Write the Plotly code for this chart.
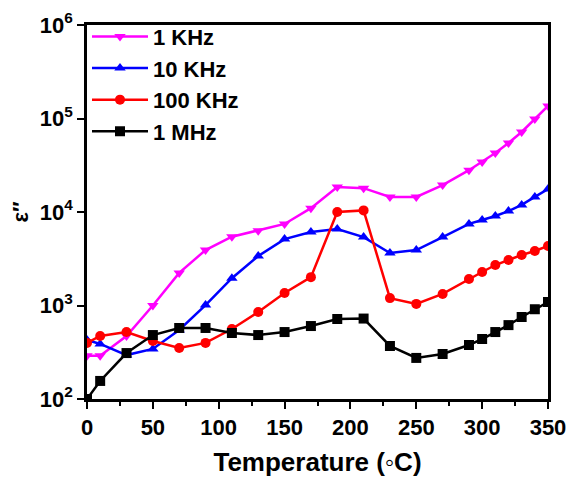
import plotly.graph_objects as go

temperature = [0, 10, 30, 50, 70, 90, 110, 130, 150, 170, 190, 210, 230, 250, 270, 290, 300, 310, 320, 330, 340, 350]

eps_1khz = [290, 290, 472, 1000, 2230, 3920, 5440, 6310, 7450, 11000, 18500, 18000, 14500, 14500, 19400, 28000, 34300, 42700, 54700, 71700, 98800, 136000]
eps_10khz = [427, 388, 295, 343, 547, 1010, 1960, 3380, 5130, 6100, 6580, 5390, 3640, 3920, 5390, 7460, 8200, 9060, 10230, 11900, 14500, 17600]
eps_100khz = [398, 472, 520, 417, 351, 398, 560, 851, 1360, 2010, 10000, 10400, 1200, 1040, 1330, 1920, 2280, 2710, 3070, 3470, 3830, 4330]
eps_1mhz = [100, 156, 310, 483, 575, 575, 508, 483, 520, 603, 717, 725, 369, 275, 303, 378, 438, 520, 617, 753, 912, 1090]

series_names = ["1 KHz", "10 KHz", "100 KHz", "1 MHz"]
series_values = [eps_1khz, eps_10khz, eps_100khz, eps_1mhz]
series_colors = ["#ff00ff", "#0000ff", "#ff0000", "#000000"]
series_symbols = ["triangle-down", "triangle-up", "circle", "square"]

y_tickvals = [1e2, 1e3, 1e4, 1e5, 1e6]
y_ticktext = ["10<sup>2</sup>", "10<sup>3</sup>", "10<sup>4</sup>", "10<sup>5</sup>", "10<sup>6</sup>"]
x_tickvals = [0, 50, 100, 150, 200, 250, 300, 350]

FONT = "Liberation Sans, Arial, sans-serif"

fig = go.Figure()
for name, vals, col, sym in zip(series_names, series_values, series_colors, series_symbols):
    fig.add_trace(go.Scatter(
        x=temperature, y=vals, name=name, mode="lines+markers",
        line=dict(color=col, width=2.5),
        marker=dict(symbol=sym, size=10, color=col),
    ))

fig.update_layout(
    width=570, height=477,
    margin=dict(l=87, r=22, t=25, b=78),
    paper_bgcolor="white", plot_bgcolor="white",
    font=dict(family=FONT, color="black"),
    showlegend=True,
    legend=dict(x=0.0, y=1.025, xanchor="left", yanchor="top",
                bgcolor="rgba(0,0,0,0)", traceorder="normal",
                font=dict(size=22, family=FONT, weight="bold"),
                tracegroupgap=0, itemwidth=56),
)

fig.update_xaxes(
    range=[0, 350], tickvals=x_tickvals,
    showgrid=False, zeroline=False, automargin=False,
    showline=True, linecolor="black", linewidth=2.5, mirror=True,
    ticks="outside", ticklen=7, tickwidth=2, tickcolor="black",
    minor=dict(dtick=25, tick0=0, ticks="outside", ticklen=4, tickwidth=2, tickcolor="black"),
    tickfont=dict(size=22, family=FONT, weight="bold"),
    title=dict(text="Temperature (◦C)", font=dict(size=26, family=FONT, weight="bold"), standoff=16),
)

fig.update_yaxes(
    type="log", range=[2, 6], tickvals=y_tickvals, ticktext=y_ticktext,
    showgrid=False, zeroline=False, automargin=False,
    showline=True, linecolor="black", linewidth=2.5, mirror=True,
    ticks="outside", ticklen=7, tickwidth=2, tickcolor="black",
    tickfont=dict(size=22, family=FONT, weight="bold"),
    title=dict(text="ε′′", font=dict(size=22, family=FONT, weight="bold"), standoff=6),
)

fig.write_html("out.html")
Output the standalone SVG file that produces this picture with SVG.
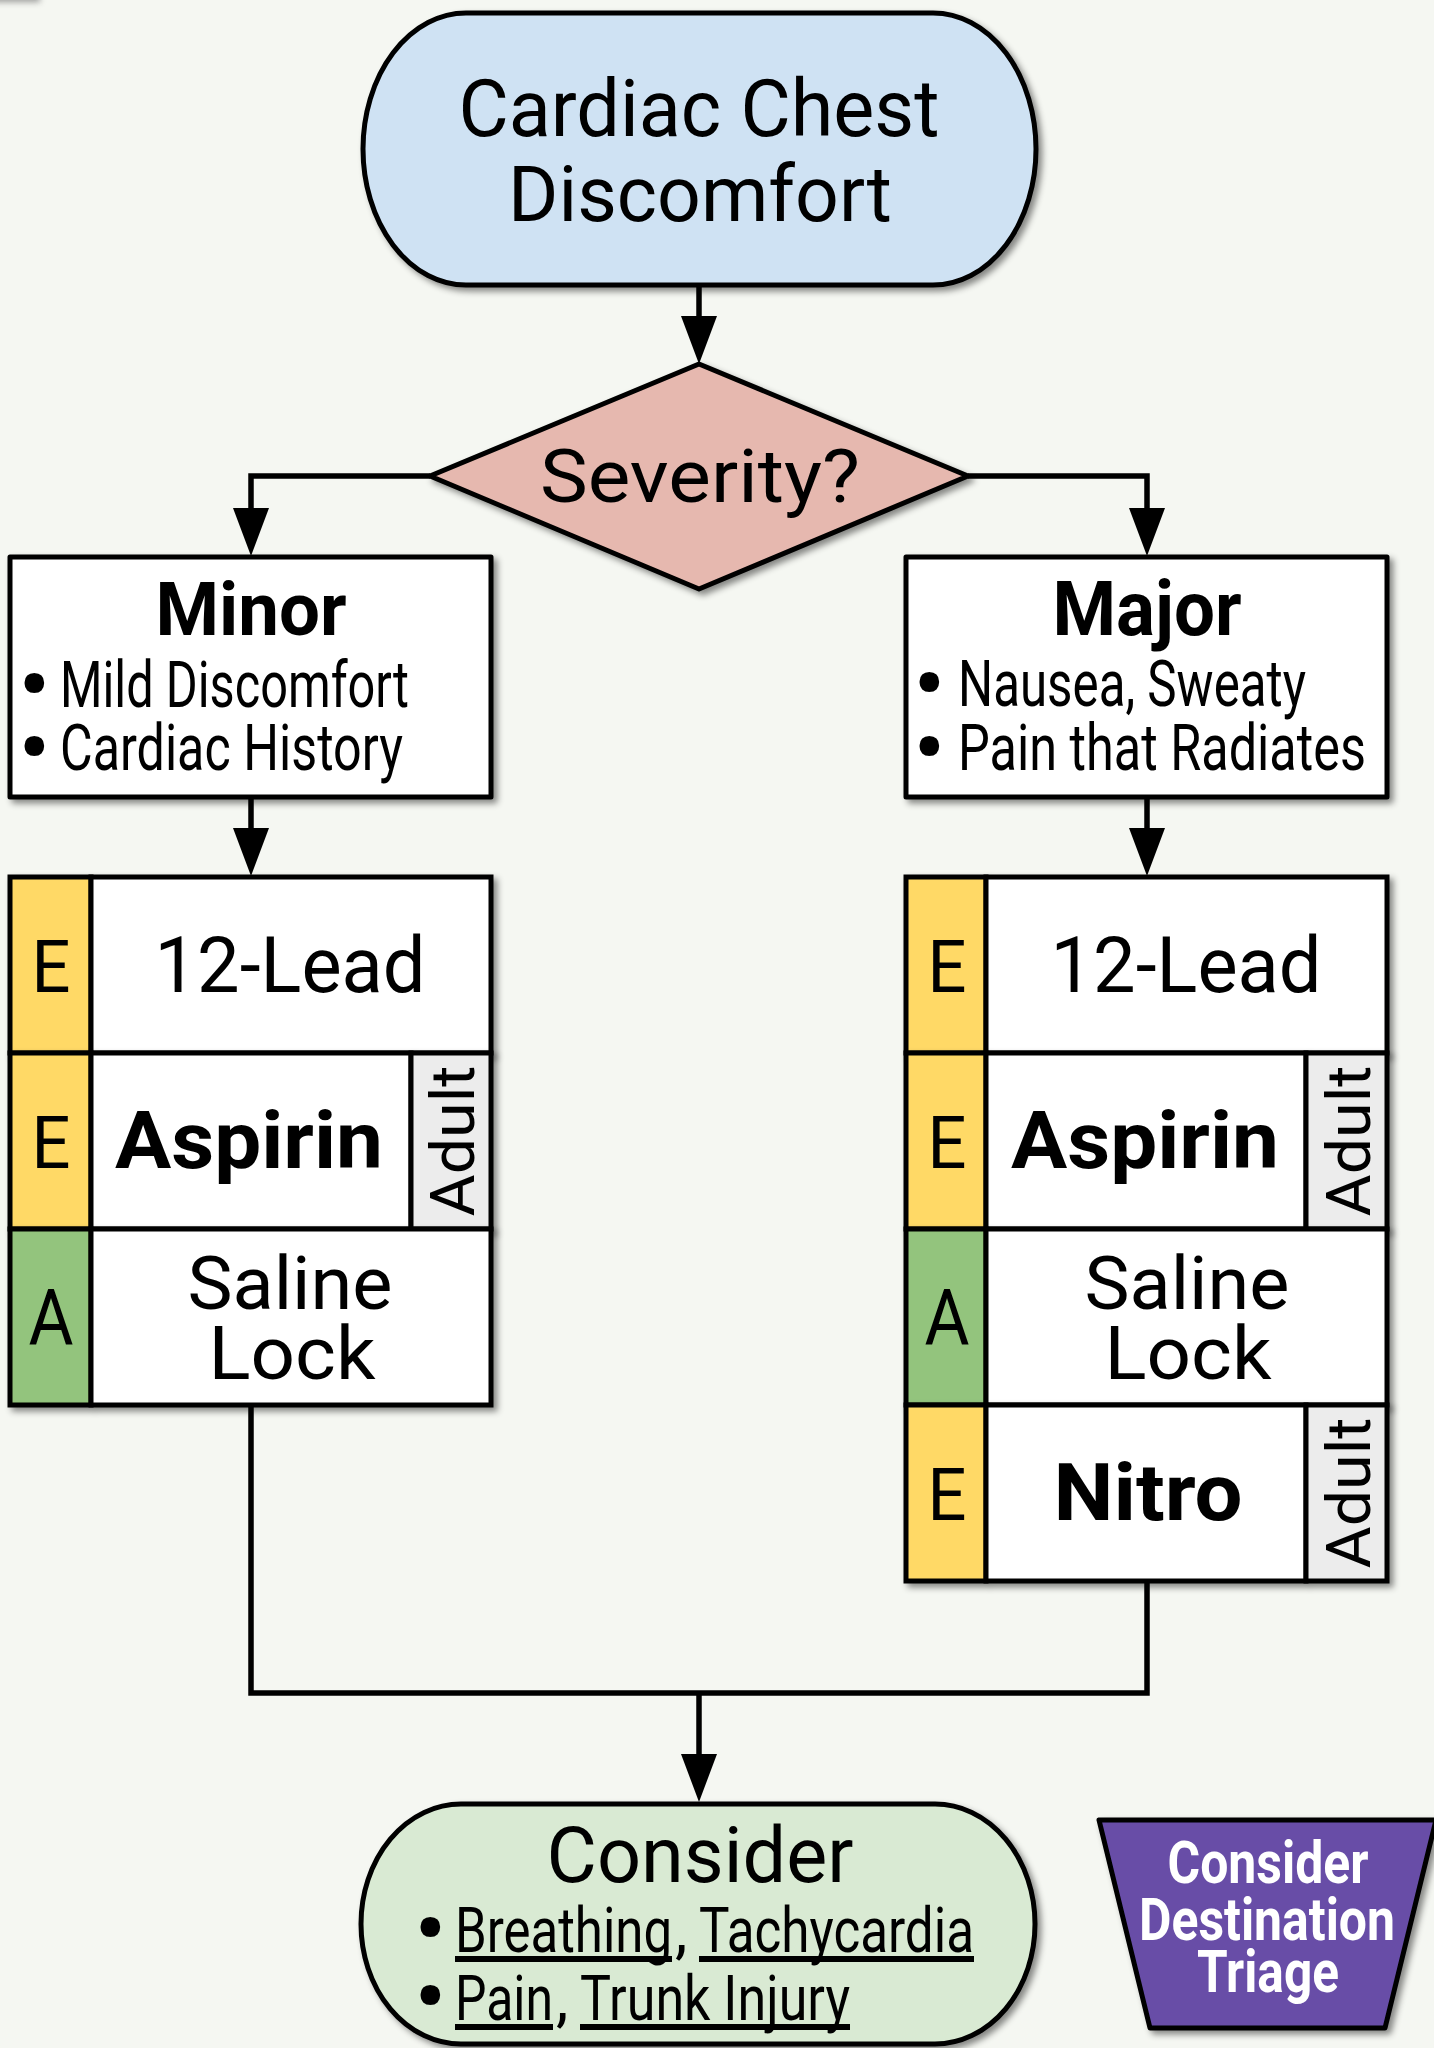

What you should do:
Output every entry word for word, but omit the pictures.

Output:
Write the Plotly code for this chart.
import plotly.graph_objects as go

temperature = [0, 10, 30, 50, 70, 90, 110, 130, 150, 170, 190, 210, 230, 250, 270, 290, 300, 310, 320, 330, 340, 350]

eps_1khz = [290, 290, 472, 1000, 2230, 3920, 5440, 6310, 7450, 11000, 18500, 18000, 14500, 14500, 19400, 28000, 34300, 42700, 54700, 71700, 98800, 136000]
eps_10khz = [427, 388, 295, 343, 547, 1010, 1960, 3380, 5130, 6100, 6580, 5390, 3640, 3920, 5390, 7460, 8200, 9060, 10230, 11900, 14500, 17600]
eps_100khz = [398, 472, 520, 417, 351, 398, 560, 851, 1360, 2010, 10000, 10400, 1200, 1040, 1330, 1920, 2280, 2710, 3070, 3470, 3830, 4330]
eps_1mhz = [100, 156, 310, 483, 575, 575, 508, 483, 520, 603, 717, 725, 369, 275, 303, 378, 438, 520, 617, 753, 912, 1090]

series_names = ["1 KHz", "10 KHz", "100 KHz", "1 MHz"]
series_values = [eps_1khz, eps_10khz, eps_100khz, eps_1mhz]
series_colors = ["#ff00ff", "#0000ff", "#ff0000", "#000000"]
series_symbols = ["triangle-down", "triangle-up", "circle", "square"]

y_tickvals = [1e2, 1e3, 1e4, 1e5, 1e6]
y_ticktext = ["10<sup>2</sup>", "10<sup>3</sup>", "10<sup>4</sup>", "10<sup>5</sup>", "10<sup>6</sup>"]
x_tickvals = [0, 50, 100, 150, 200, 250, 300, 350]

FONT = "Liberation Sans, Arial, sans-serif"

fig = go.Figure()
for name, vals, col, sym in zip(series_names, series_values, series_colors, series_symbols):
    fig.add_trace(go.Scatter(
        x=temperature, y=vals, name=name, mode="lines+markers",
        line=dict(color=col, width=2.5),
        marker=dict(symbol=sym, size=10, color=col),
    ))

fig.update_layout(
    width=570, height=477,
    margin=dict(l=87, r=22, t=25, b=78),
    paper_bgcolor="white", plot_bgcolor="white",
    font=dict(family=FONT, color="black"),
    showlegend=True,
    legend=dict(x=0.0, y=1.025, xanchor="left", yanchor="top",
                bgcolor="rgba(0,0,0,0)", traceorder="normal",
                font=dict(size=22, family=FONT, weight="bold"),
                tracegroupgap=0, itemwidth=56),
)

fig.update_xaxes(
    range=[0, 350], tickvals=x_tickvals,
    showgrid=False, zeroline=False, automargin=False,
    showline=True, linecolor="black", linewidth=2.5, mirror=True,
    ticks="outside", ticklen=7, tickwidth=2, tickcolor="black",
    minor=dict(dtick=25, tick0=0, ticks="outside", ticklen=4, tickwidth=2, tickcolor="black"),
    tickfont=dict(size=22, family=FONT, weight="bold"),
    title=dict(text="Temperature (◦C)", font=dict(size=26, family=FONT, weight="bold"), standoff=16),
)

fig.update_yaxes(
    type="log", range=[2, 6], tickvals=y_tickvals, ticktext=y_ticktext,
    showgrid=False, zeroline=False, automargin=False,
    showline=True, linecolor="black", linewidth=2.5, mirror=True,
    ticks="outside", ticklen=7, tickwidth=2, tickcolor="black",
    tickfont=dict(size=22, family=FONT, weight="bold"),
    title=dict(text="ε′′", font=dict(size=22, family=FONT, weight="bold"), standoff=6),
)

fig.write_html("out.html")
Output the standalone SVG file that produces this picture with SVG.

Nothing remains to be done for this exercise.